Respondents also said they prefer a better benefits package over a larger salary.

Tax incentives for employer-sponsored retirement savings are the most important benefit over the next 10 years for registered voters, according to a recent survey from The American Benefits Council, a trade association that advocates for employer-sponsored benefit plans.

Of the 800 people interviewed for the survey, 27% ranked retirement savings plans sponsored by their employers as the most important workplace benefit, edging out health insurance coverage, which was ranked most important by 26% of the respondents.

The survey also found that many Americans expect they will have to rely more on themselves or the government for financial security over the next 10 years, and less on their employer. Of those polled, 52% said they expect an individual’s role in their own financial security will be larger over the next 10 years, while 45% expect the federal government to play a bigger role, and 39% said they expect that from their state government. But only 29% of those surveyed said they expect their employers to play a larger role in their financial security over that same time period.

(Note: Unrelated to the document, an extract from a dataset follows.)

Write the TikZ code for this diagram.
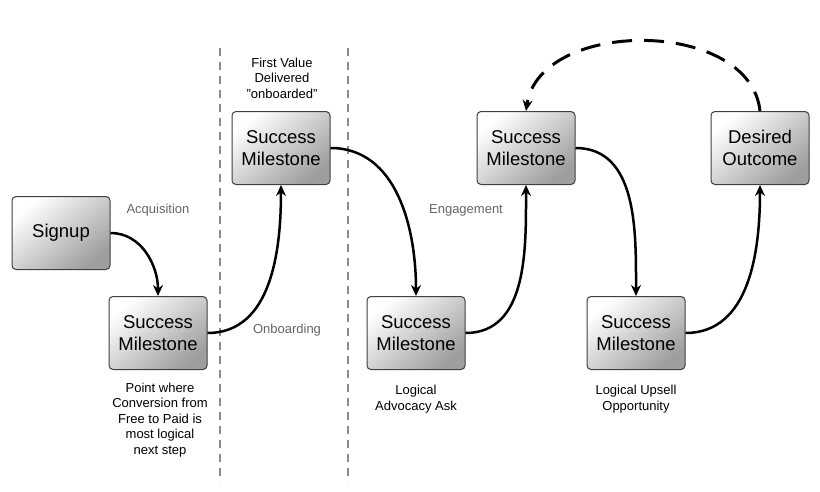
\documentclass[tikz,border=0pt]{standalone}
\usepackage{fontspec}
\setmainfont{Liberation Sans}
\usetikzlibrary{arrows.meta}
\begin{document}
\begin{tikzpicture}[x=1pt,y=-1pt,
  box/.style={draw=black!75,line width=1pt,rounded corners=4pt,minimum width=98pt,minimum height=73pt,
    align=center,font=\fontsize{18.5}{22}\selectfont,top color=white,bottom color=black!38,shading angle=40},
  conn/.style={line width=2.5pt,-{Stealth[length=11pt,width=10pt]}},
  lab/.style={font=\fontsize{13}{15}\selectfont,text=black!60},
  note/.style={font=\fontsize{13}{15.5}\selectfont,align=center}]
\useasboundingbox (0,0) rectangle (820,491);
\fill[white] (0,0) rectangle (820,491);
\draw[black!45,line width=1.5pt,dash pattern=on 8pt off 6pt] (220,48) coordinate (d1a) -- (220,482) coordinate (d1b);
\draw[black!45,line width=1.5pt,dash pattern=on 8pt off 6pt] (348,48) coordinate (d2a) -- (348,482) coordinate (d2b);
\node[box] (s) at (61,233) {Signup};
\node[box] (m1) at (158,333) {Success\\Milestone};
\node[box] (m2) at (281,148) {Success\\Milestone};
\node[box] (m3) at (416,333) {Success\\Milestone};
\node[box] (m4) at (526,148) {Success\\Milestone};
\node[box] (m5) at (636,333) {Success\\Milestone};
\node[box] (d) at (760,148) {Desired\\Outcome};
\draw[conn] (s.east) to[out=0,in=90] (m1.north);
\draw[conn] (m1.east) to[out=0,in=-90] (m2.south);
\draw[conn] (m2.east) to[out=0,in=90] (m3.north);
\draw[conn] (m3.east) to[out=0,in=-90] (m4.south);
\draw[conn] (m4.east) to[out=0,in=90] (m5.north);
\draw[conn] (m5.east) to[out=0,in=-90] (d.south);
\draw[line width=3pt,dash pattern=on 20pt off 12pt,-{Stealth[length=11pt,width=10pt]}]
  (d.north) .. controls (750,18) and (540,18) .. (m4.north);
\node[lab] (l1) at (158,210) {Acquisition};
\node[lab] (l2) at (287,330) {Onboarding};
\node[lab] (l3) at (466,210) {Engagement};
\node[note] (n0) at (282,78) {First Value\\Delivered\\\char34 onboarded\char34};
\node[note] (n1) at (160,420) {Point where\\Conversion from\\Free to Paid is\\most logical\\next step};
\node[note] (n2) at (416,399) {Logical\\Advocacy Ask};
\node[note] (n3) at (636,399) {Logical Upsell\\Opportunity};
\end{tikzpicture}
\end{document}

As a result, only 18% said they expect to play a smaller role in their own financial future over the next 10 years, and 27% don’t expect any change in their role. Federal and state governments are expected to have a smaller financial role by only 28% and 25% of respondents, respectively, while 25% expect no change from the federal government, and 34% expect no change from state governments. Meanwhile, 35% of those surveyed said they expect their employers to play a smaller financial role in their retirement, and 34% expect that role to stay the same.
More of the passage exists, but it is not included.